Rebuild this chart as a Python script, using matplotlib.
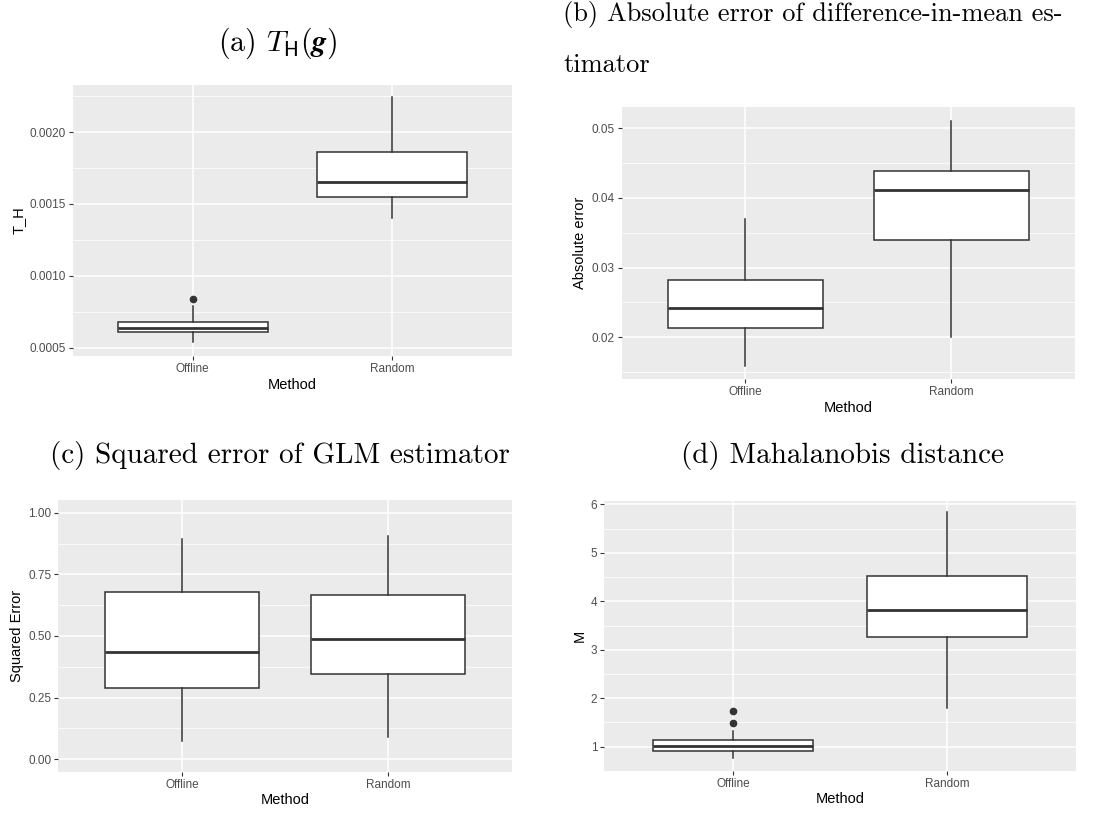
import matplotlib
matplotlib.use("Agg")
import matplotlib.pyplot as plt
from matplotlib.ticker import FixedLocator

plt.rcParams['mathtext.fontset'] = 'cm'
plt.rcParams['font.family'] = ['Liberation Sans', 'DejaVu Sans']

methods = ["Offline", "Random"]

# (a) T_H
a_whislo = [0.000537, 0.001405]
a_q1 = [0.000607, 0.00155]
a_med = [0.000635, 0.00165]
a_q3 = [0.000681, 0.00186]
a_whishi = [0.000793, 0.002246]
a_fliers = [[0.000837], []]
a_ticks = [0.0005, 0.0010, 0.0015, 0.0020]
a_ticklabels = ["0.0005", "0.0010", "0.0015", "0.0020"]

# (b) Absolute error
b_whislo = [0.0159, 0.0200]
b_q1 = [0.0214, 0.0339]
b_med = [0.0242, 0.0411]
b_q3 = [0.0283, 0.0439]
b_whishi = [0.0370, 0.0511]
b_fliers = [[], []]
b_ticks = [0.02, 0.03, 0.04, 0.05]
b_ticklabels = ["0.02", "0.03", "0.04", "0.05"]

# (c) Squared error
c_whislo = [0.074, 0.090]
c_q1 = [0.288, 0.345]
c_med = [0.436, 0.489]
c_q3 = [0.678, 0.665]
c_whishi = [0.892, 0.905]
c_fliers = [[], []]
c_ticks = [0.0, 0.25, 0.5, 0.75, 1.0]
c_ticklabels = ["0.00", "0.25", "0.50", "0.75", "1.00"]

# (d) Mahalanobis distance
d_whislo = [0.76, 1.79]
d_q1 = [0.918, 3.27]
d_med = [1.02, 3.82]
d_q3 = [1.145, 4.52]
d_whishi = [1.32, 5.835]
d_fliers = [[1.495, 1.736], []]
d_ticks = [1, 2, 3, 4, 5, 6]
d_ticklabels = ["1", "2", "3", "4", "5", "6"]

W, H = 1119, 813
fig = plt.figure(figsize=(W / 100, H / 100), dpi=100)

def rect(x0, y0, x1, y1):
    return [x0 / W, 1 - y1 / H, (x1 - x0) / W, (y1 - y0) / H]

panels = [
    (rect(73, 85, 512, 356), (0.000442, 0.002328), a_whislo, a_q1, a_med, a_q3, a_whishi, a_fliers, a_ticks, a_ticklabels, "T_H"),
    (rect(621.7, 107, 1075, 379), (0.01402, 0.05306), b_whislo, b_q1, b_med, b_q3, b_whishi, b_fliers, b_ticks, b_ticklabels, "Absolute error"),
    (rect(58.3, 500, 511.7, 771.7), (-0.0503, 1.0515), c_whislo, c_q1, c_med, c_q3, c_whishi, c_fliers, c_ticks, c_ticklabels, "Squared Error"),
    (rect(604.3, 501, 1075.7, 770.7), (0.505, 6.07), d_whislo, d_q1, d_med, d_q3, d_whishi, d_fliers, d_ticks, d_ticklabels, "M"),
]

for pos, ylim, wlo, q1, med, q3, whi, fl, ticks, tlabels, ylabel in panels:
    ax = fig.add_axes(pos)
    ax.set_facecolor("#EBEBEB")
    for s in ax.spines.values():
        s.set_visible(False)
    stats = []
    for i, m in enumerate(methods):
        stats.append(dict(label=m, whislo=wlo[i], q1=q1[i], med=med[i], q3=q3[i], whishi=whi[i], fliers=fl[i]))
    ax.bxp(stats, positions=[1, 2], widths=0.75, showcaps=False, patch_artist=True,
           boxprops=dict(facecolor="white", edgecolor="#333333", linewidth=1.1),
           medianprops=dict(color="#333333", linewidth=2.0),
           whiskerprops=dict(color="#333333", linewidth=1.1),
           flierprops=dict(marker="o", markerfacecolor="#333333", markeredgecolor="#333333", markersize=4.5),
           zorder=3)
    ax.set_xlim(0.4, 2.6)
    ax.set_ylim(*ylim)
    ax.set_xticks([1, 2])
    ax.set_xticklabels(methods)
    ax.yaxis.set_major_locator(FixedLocator(ticks))
    ax.set_yticklabels(tlabels)
    minors = [(ticks[i] + ticks[i + 1]) / 2 for i in range(len(ticks) - 1)]
    step = ticks[1] - ticks[0]
    if ticks[0] - step / 2 > ylim[0]:
        minors.insert(0, ticks[0] - step / 2)
    if ticks[-1] + step / 2 < ylim[1]:
        minors.append(ticks[-1] + step / 2)
    ax.yaxis.set_minor_locator(FixedLocator(minors))
    ax.grid(which="major", color="white", linewidth=1.1, zorder=0)
    ax.grid(which="minor", axis="y", color="white", linewidth=0.55, zorder=0)
    ax.set_axisbelow(True)
    ax.tick_params(which="major", length=3, width=0.8, color="#333333", labelcolor="#4D4D4D", labelsize=8.5, pad=2)
    ax.tick_params(which="minor", length=0)
    ax.set_xlabel("Method", fontsize=10.5, color="black", labelpad=2)
    ax.set_ylabel(ylabel, fontsize=10.5, color="black", labelpad=3)

tcommon = dict(family="cmr10", color="black")
fig.text(278 / W, 1 - 43 / H, r"(a) $T_{\mathsf{H}}(\boldsymbol{g})$", ha="center", va="center", fontsize=21.5, **tcommon)
fig.text(563 / W, 1 - 15 / H, "(b) Absolute error of difference-in-mean es-", ha="left", va="center", fontsize=19, **tcommon)
fig.text(563 / W, 1 - 65 / H, "timator", ha="left", va="center", fontsize=19, **tcommon)
fig.text(280 / W, 1 - 455 / H, "(c) Squared error of GLM estimator", ha="center", va="center", fontsize=21, **tcommon)
fig.text(843 / W, 1 - 455 / H, "(d) Mahalanobis distance", ha="center", va="center", fontsize=21, **tcommon)

fig.savefig("out.png", dpi=100)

WHAT THIS TASK INVOLVES: Copy the material shown above in full and exactly. Skip the pictures.

ANSWER:
Rebuild this chart as a Python script, using matplotlib.
import matplotlib
matplotlib.use("Agg")
import matplotlib.pyplot as plt
from matplotlib.ticker import FixedLocator

plt.rcParams['mathtext.fontset'] = 'cm'
plt.rcParams['font.family'] = ['Liberation Sans', 'DejaVu Sans']

methods = ["Offline", "Random"]

# (a) T_H
a_whislo = [0.000537, 0.001405]
a_q1 = [0.000607, 0.00155]
a_med = [0.000635, 0.00165]
a_q3 = [0.000681, 0.00186]
a_whishi = [0.000793, 0.002246]
a_fliers = [[0.000837], []]
a_ticks = [0.0005, 0.0010, 0.0015, 0.0020]
a_ticklabels = ["0.0005", "0.0010", "0.0015", "0.0020"]

# (b) Absolute error
b_whislo = [0.0159, 0.0200]
b_q1 = [0.0214, 0.0339]
b_med = [0.0242, 0.0411]
b_q3 = [0.0283, 0.0439]
b_whishi = [0.0370, 0.0511]
b_fliers = [[], []]
b_ticks = [0.02, 0.03, 0.04, 0.05]
b_ticklabels = ["0.02", "0.03", "0.04", "0.05"]

# (c) Squared error
c_whislo = [0.074, 0.090]
c_q1 = [0.288, 0.345]
c_med = [0.436, 0.489]
c_q3 = [0.678, 0.665]
c_whishi = [0.892, 0.905]
c_fliers = [[], []]
c_ticks = [0.0, 0.25, 0.5, 0.75, 1.0]
c_ticklabels = ["0.00", "0.25", "0.50", "0.75", "1.00"]

# (d) Mahalanobis distance
d_whislo = [0.76, 1.79]
d_q1 = [0.918, 3.27]
d_med = [1.02, 3.82]
d_q3 = [1.145, 4.52]
d_whishi = [1.32, 5.835]
d_fliers = [[1.495, 1.736], []]
d_ticks = [1, 2, 3, 4, 5, 6]
d_ticklabels = ["1", "2", "3", "4", "5", "6"]

W, H = 1119, 813
fig = plt.figure(figsize=(W / 100, H / 100), dpi=100)

def rect(x0, y0, x1, y1):
    return [x0 / W, 1 - y1 / H, (x1 - x0) / W, (y1 - y0) / H]

panels = [
    (rect(73, 85, 512, 356), (0.000442, 0.002328), a_whislo, a_q1, a_med, a_q3, a_whishi, a_fliers, a_ticks, a_ticklabels, "T_H"),
    (rect(621.7, 107, 1075, 379), (0.01402, 0.05306), b_whislo, b_q1, b_med, b_q3, b_whishi, b_fliers, b_ticks, b_ticklabels, "Absolute error"),
    (rect(58.3, 500, 511.7, 771.7), (-0.0503, 1.0515), c_whislo, c_q1, c_med, c_q3, c_whishi, c_fliers, c_ticks, c_ticklabels, "Squared Error"),
    (rect(604.3, 501, 1075.7, 770.7), (0.505, 6.07), d_whislo, d_q1, d_med, d_q3, d_whishi, d_fliers, d_ticks, d_ticklabels, "M"),
]

for pos, ylim, wlo, q1, med, q3, whi, fl, ticks, tlabels, ylabel in panels:
    ax = fig.add_axes(pos)
    ax.set_facecolor("#EBEBEB")
    for s in ax.spines.values():
        s.set_visible(False)
    stats = []
    for i, m in enumerate(methods):
        stats.append(dict(label=m, whislo=wlo[i], q1=q1[i], med=med[i], q3=q3[i], whishi=whi[i], fliers=fl[i]))
    ax.bxp(stats, positions=[1, 2], widths=0.75, showcaps=False, patch_artist=True,
           boxprops=dict(facecolor="white", edgecolor="#333333", linewidth=1.1),
           medianprops=dict(color="#333333", linewidth=2.0),
           whiskerprops=dict(color="#333333", linewidth=1.1),
           flierprops=dict(marker="o", markerfacecolor="#333333", markeredgecolor="#333333", markersize=4.5),
           zorder=3)
    ax.set_xlim(0.4, 2.6)
    ax.set_ylim(*ylim)
    ax.set_xticks([1, 2])
    ax.set_xticklabels(methods)
    ax.yaxis.set_major_locator(FixedLocator(ticks))
    ax.set_yticklabels(tlabels)
    minors = [(ticks[i] + ticks[i + 1]) / 2 for i in range(len(ticks) - 1)]
    step = ticks[1] - ticks[0]
    if ticks[0] - step / 2 > ylim[0]:
        minors.insert(0, ticks[0] - step / 2)
    if ticks[-1] + step / 2 < ylim[1]:
        minors.append(ticks[-1] + step / 2)
    ax.yaxis.set_minor_locator(FixedLocator(minors))
    ax.grid(which="major", color="white", linewidth=1.1, zorder=0)
    ax.grid(which="minor", axis="y", color="white", linewidth=0.55, zorder=0)
    ax.set_axisbelow(True)
    ax.tick_params(which="major", length=3, width=0.8, color="#333333", labelcolor="#4D4D4D", labelsize=8.5, pad=2)
    ax.tick_params(which="minor", length=0)
    ax.set_xlabel("Method", fontsize=10.5, color="black", labelpad=2)
    ax.set_ylabel(ylabel, fontsize=10.5, color="black", labelpad=3)

tcommon = dict(family="cmr10", color="black")
fig.text(278 / W, 1 - 43 / H, r"(a) $T_{\mathsf{H}}(\boldsymbol{g})$", ha="center", va="center", fontsize=21.5, **tcommon)
fig.text(563 / W, 1 - 15 / H, "(b) Absolute error of difference-in-mean es-", ha="left", va="center", fontsize=19, **tcommon)
fig.text(563 / W, 1 - 65 / H, "timator", ha="left", va="center", fontsize=19, **tcommon)
fig.text(280 / W, 1 - 455 / H, "(c) Squared error of GLM estimator", ha="center", va="center", fontsize=21, **tcommon)
fig.text(843 / W, 1 - 455 / H, "(d) Mahalanobis distance", ha="center", va="center", fontsize=21, **tcommon)

fig.savefig("out.png", dpi=100)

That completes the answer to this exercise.